Exercise brief » Copy every line of the data in which the word "that" occurs.

Data listing »

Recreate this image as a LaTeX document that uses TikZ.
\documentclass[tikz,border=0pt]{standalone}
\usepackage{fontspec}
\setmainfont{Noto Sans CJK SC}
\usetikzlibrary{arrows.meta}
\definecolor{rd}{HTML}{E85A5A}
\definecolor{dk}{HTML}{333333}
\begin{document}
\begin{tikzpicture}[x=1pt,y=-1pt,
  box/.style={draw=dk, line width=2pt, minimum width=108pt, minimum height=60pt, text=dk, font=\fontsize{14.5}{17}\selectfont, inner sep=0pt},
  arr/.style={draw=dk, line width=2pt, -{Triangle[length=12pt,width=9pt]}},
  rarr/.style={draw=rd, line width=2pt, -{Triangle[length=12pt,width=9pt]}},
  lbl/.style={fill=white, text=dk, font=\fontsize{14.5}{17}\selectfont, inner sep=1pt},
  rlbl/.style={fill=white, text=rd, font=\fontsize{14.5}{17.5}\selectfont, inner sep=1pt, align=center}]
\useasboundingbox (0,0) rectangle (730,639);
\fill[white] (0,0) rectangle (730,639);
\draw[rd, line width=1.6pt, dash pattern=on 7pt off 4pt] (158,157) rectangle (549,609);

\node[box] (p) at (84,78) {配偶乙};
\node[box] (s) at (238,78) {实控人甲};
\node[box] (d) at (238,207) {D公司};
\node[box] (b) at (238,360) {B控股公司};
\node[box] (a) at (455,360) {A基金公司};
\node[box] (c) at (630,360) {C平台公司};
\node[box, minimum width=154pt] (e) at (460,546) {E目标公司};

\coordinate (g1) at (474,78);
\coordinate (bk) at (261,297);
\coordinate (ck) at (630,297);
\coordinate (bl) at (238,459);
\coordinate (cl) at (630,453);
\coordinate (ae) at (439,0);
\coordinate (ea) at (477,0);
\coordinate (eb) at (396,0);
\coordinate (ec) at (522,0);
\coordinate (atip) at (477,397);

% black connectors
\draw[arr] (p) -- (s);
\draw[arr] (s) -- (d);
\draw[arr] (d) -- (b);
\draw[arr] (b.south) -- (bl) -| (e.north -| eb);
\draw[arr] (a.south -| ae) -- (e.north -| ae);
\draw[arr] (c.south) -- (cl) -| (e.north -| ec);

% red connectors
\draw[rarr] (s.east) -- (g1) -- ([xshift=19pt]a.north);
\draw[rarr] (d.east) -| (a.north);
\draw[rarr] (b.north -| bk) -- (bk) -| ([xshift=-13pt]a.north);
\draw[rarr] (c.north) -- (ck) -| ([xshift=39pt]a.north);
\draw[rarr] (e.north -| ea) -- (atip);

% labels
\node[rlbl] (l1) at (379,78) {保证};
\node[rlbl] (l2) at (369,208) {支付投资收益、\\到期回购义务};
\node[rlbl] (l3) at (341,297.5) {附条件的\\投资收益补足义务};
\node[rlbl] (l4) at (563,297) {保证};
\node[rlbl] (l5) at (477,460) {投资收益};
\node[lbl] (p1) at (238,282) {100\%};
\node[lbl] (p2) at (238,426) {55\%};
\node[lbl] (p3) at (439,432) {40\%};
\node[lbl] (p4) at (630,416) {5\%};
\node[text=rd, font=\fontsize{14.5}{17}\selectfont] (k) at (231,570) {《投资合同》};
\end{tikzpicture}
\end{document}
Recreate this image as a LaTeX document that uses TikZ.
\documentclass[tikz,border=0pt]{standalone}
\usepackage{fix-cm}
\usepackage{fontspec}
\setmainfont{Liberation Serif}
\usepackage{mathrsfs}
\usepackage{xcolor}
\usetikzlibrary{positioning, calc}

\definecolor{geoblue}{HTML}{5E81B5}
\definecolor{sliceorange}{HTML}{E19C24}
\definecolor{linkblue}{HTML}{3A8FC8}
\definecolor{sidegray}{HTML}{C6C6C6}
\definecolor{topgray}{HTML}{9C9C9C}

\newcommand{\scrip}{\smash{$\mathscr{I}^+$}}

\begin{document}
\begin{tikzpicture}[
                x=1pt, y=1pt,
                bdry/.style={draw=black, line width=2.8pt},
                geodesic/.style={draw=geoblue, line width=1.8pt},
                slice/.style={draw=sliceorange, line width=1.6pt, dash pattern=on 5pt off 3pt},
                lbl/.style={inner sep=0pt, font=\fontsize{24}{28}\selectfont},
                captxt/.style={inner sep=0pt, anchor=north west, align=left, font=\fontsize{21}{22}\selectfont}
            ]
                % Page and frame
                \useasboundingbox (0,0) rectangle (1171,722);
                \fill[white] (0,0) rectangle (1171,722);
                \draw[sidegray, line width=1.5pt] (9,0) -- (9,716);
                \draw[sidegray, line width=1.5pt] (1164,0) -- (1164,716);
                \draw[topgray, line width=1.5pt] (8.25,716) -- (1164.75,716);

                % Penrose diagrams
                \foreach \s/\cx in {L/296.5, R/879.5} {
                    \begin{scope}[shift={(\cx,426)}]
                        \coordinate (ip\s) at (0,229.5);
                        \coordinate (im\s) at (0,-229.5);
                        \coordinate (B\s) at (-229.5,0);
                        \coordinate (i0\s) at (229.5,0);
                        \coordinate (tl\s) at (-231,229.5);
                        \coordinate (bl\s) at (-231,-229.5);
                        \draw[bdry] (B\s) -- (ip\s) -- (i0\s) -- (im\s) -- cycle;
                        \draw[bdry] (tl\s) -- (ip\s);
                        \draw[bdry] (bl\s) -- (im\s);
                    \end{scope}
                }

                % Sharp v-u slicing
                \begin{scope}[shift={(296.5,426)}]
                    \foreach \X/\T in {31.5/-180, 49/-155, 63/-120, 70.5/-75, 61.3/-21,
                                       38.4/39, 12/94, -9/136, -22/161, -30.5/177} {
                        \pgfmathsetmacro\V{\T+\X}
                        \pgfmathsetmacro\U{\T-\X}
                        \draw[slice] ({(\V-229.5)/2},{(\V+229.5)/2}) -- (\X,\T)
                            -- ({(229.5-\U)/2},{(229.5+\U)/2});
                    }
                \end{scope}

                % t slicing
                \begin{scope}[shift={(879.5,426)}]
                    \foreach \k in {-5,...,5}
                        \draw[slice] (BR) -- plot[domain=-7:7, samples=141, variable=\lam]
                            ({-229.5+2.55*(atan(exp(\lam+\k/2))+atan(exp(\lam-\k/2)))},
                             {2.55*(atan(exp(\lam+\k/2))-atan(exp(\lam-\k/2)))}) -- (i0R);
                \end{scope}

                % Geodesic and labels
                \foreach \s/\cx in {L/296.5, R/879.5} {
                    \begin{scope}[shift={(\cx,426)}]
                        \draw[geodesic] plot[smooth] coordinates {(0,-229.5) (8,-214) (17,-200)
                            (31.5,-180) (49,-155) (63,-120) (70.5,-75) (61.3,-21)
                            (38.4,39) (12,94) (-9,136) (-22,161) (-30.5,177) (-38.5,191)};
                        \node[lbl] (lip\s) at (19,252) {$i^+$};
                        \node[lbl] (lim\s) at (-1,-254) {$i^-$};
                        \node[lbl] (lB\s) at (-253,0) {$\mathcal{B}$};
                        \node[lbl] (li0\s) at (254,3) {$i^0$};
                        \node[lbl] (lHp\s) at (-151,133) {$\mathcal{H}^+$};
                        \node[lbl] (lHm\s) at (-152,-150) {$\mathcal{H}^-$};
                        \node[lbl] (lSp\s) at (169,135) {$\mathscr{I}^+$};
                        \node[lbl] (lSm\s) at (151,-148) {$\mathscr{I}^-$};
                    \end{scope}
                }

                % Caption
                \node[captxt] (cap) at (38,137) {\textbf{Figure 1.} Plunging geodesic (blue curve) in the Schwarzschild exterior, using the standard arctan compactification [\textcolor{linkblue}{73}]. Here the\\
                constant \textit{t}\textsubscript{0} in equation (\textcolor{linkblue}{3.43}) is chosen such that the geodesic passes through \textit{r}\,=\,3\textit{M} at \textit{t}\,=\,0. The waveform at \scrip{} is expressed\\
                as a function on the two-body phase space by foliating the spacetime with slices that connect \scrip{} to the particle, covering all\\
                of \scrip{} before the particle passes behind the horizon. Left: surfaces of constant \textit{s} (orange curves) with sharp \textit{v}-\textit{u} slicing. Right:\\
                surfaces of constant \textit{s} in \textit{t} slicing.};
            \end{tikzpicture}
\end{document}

Complete output »
Recreate this image as a LaTeX document that uses TikZ.
Recreate this image as a LaTeX document that uses TikZ.
                constant \textit{t}\textsubscript{0} in equation (\textcolor{linkblue}{3.43}) is chosen such that the geodesic passes through \textit{r}\,=\,3\textit{M} at \textit{t}\,=\,0. The waveform at \scrip{} is expressed\\
                as a function on the two-body phase space by foliating the spacetime with slices that connect \scrip{} to the particle, covering all\\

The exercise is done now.